Most troubling to Williams, who said she pored over the rules several times after they were released, is a provision that requires doctors to screen patients for autism before providing gender-affirming care.

“After jumping through all those hoops to get access to gender affirming care…after doing all of that, you have to get tested to see if you might have autism, which is extremely ableist and discriminatory,” she said.

“There will be trans people who will take their own lives because of this” said Daniel Bogard, a St. Louis rabbi and father of a young transgender boy. “The Attorney General has blood on his hands from this.”

Bogard told The Star he spoke with members of the transgender community who were scrambling to figure out how they can get six months worth of medications after the rules were announced.

On top of the restrictions, the rules require doctors to provide patients a lengthy list of potential negative side effects and information designed to curtail treatment.

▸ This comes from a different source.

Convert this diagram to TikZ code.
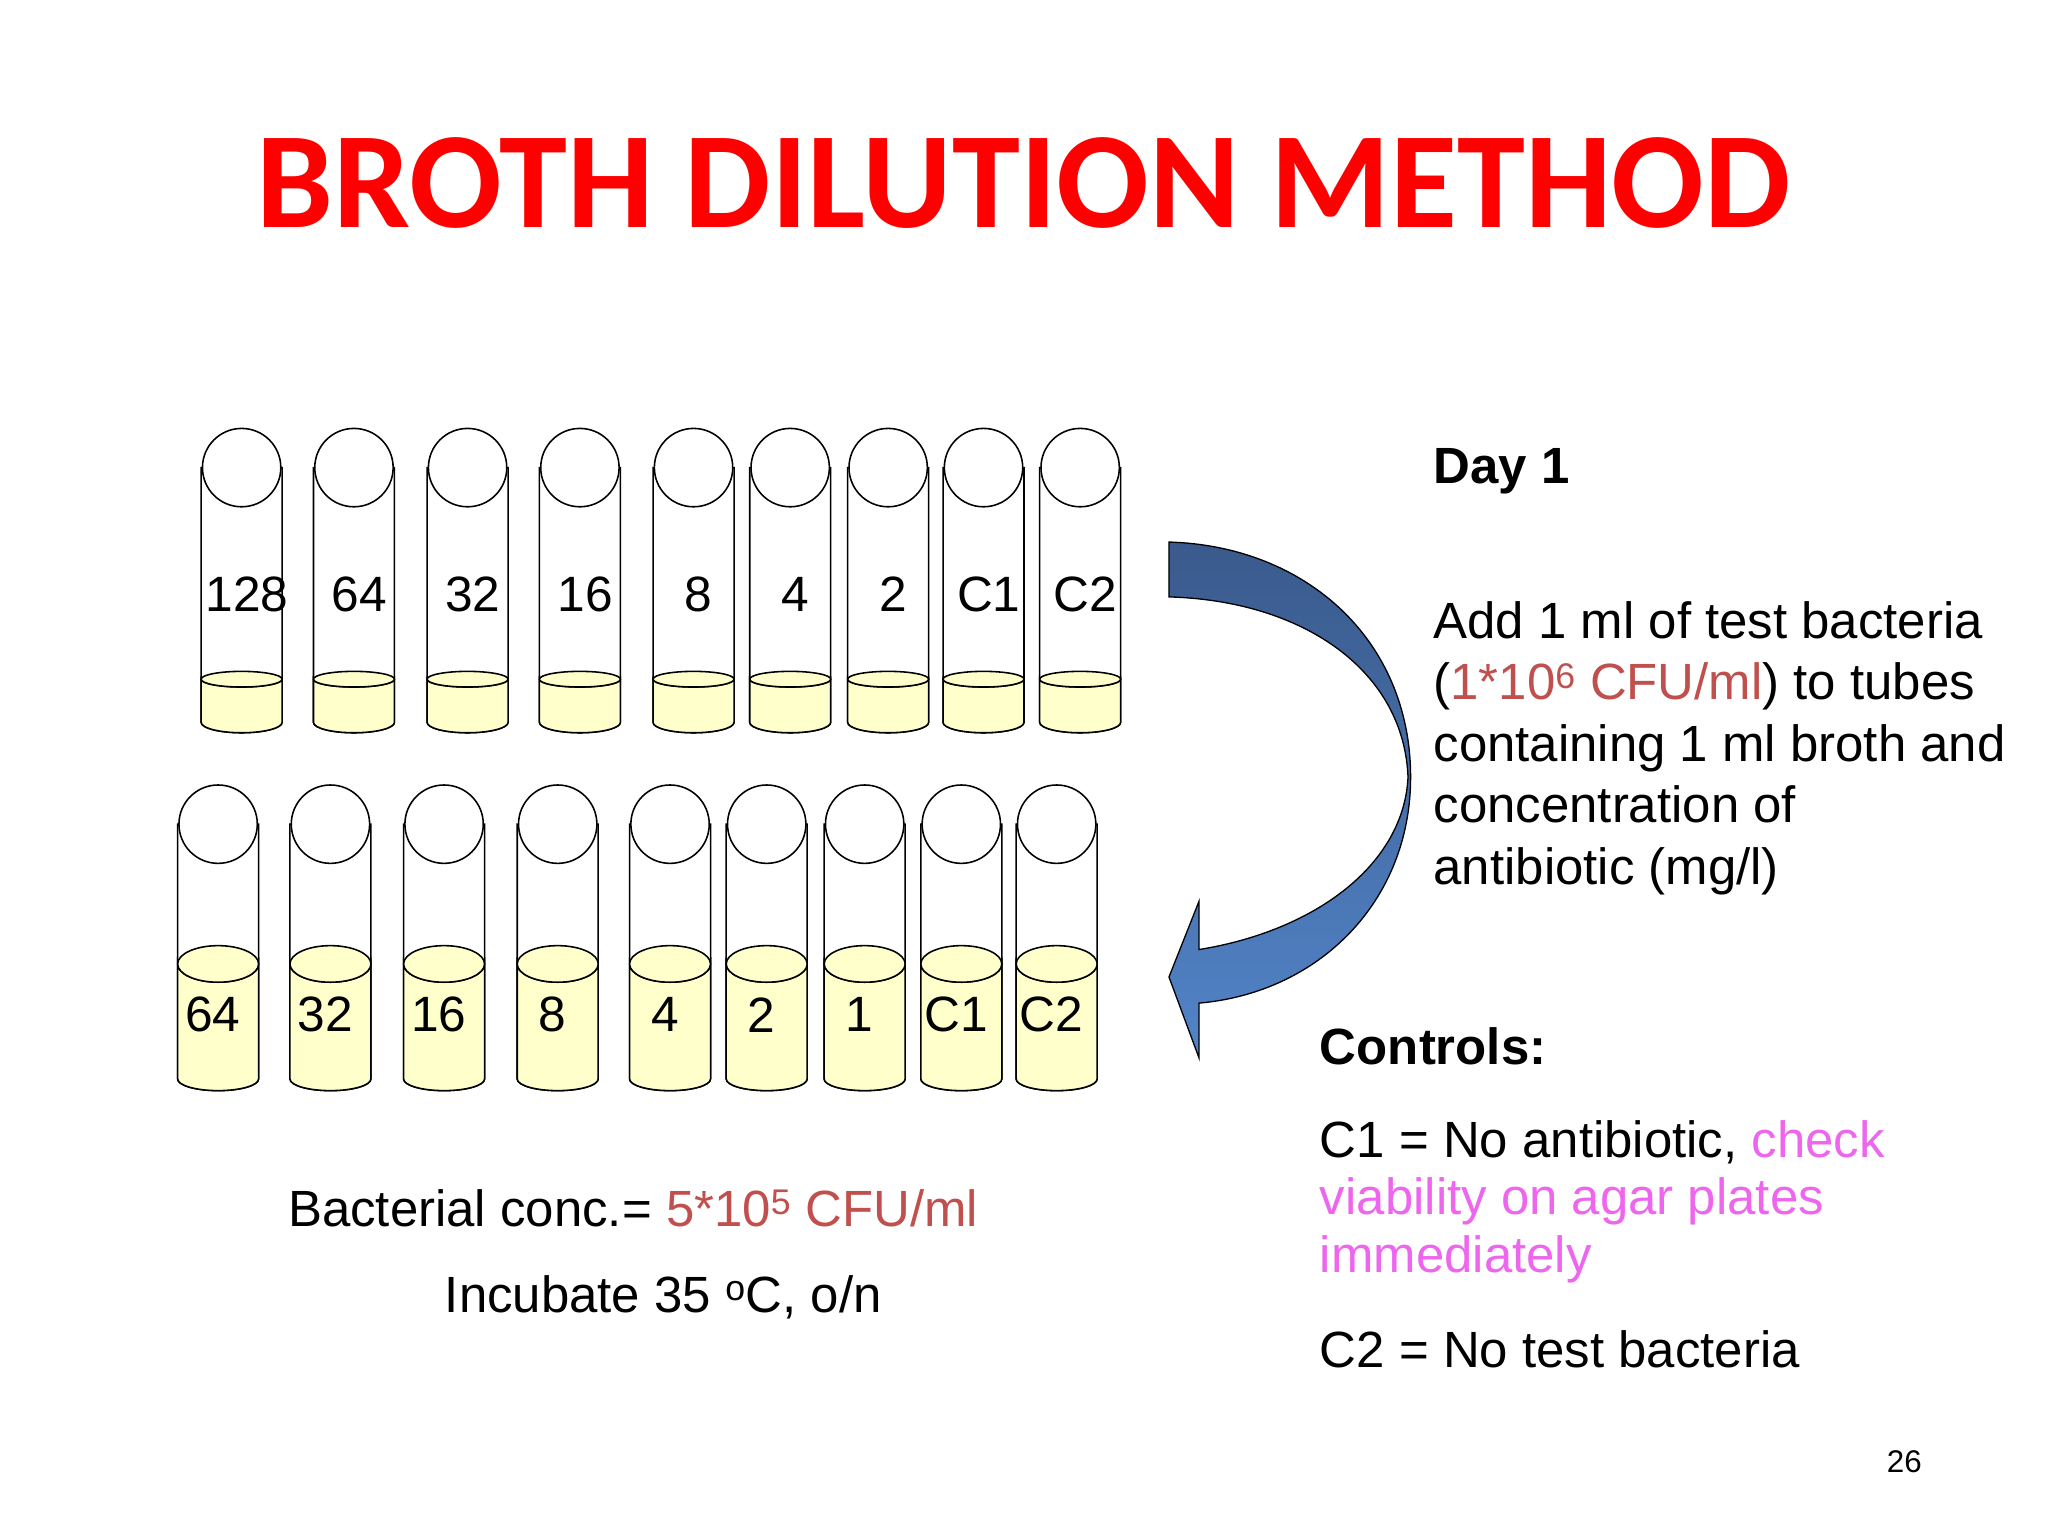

Humphreys, the transgender doctor who provides gender-affirming care, said Bailey’s restrictions rely on outdated studies or mischaracterizations of studies that are supportive of gender-affirming care.

Numerous studies, including by the Journal of the American Medical Association, show that gender-affirming care results in lower chances of depression, anxiety and suicidality, Humphreys said.

One of the disclosures in Bailey’s rules describes puberty blockers or cross-sex hormones to treat gender identity disorder as “experimental and is not approved by the Food and Drug Administration.”

The FDA has approved puberty blockers to treat children with precocious puberty, a condition that causes early sexual development. And sex hormones have been approved to treat hormone disorders.

While the FDA has not approved the medications specifically to treat gender-questioning youth, they have been used for that purpose “off label” — a commonly accepted medical practice.

Across the Kansas City region, few clinics offer gender-affirming care for minors. Gender Pathway Services at Children’s Mercy provides family-centered services for transgender and gender-questioning children, including behavioral health services and hormone therapy, according to its website.

Marlene Bentley, a hospital spokesperson, told The Star in an email Friday that the hospital was “reviewing the emergency regulation and continue to be dedicated to providing the best evidenced-informed care focused on the long-term physical and mental health outcomes for every child we see.”

The rules follow an investigation launched by Bailey’s office into Washington University Transgender Center at St. Louis Children’s Hospital, which provides gender-affirming care for minors. Bailey began the inquiry after a former employee at the center alleged that the center harmed children, rushing mentally ill children into hormone therapy without properly treating their underlying mental health issues.

However, patients and parents of patients who spoke with The Star have cast doubt on the allegations, saying the center’s treatment had been misrepresented.

The American Civil Liberties Union of Missouri and Lambda Legal, an LGBTQ civil rights group, vowed to sue against the new rules in a joint statement Thursday. Bailey’s office is already facing a lawsuit from Planned Parenthood for investigating gender-affirming care that the organization provides.

“This rule is a shocking attempt to exploit Missouri’s consumer protection laws in order to play politics with life-saving medical care,” the statement said in part. “This emergency regulation will have a drastically negative impact on transgender youth, compounding the prejudice, discrimination, violence, and other forms of stigma they continue to face in their daily lives.”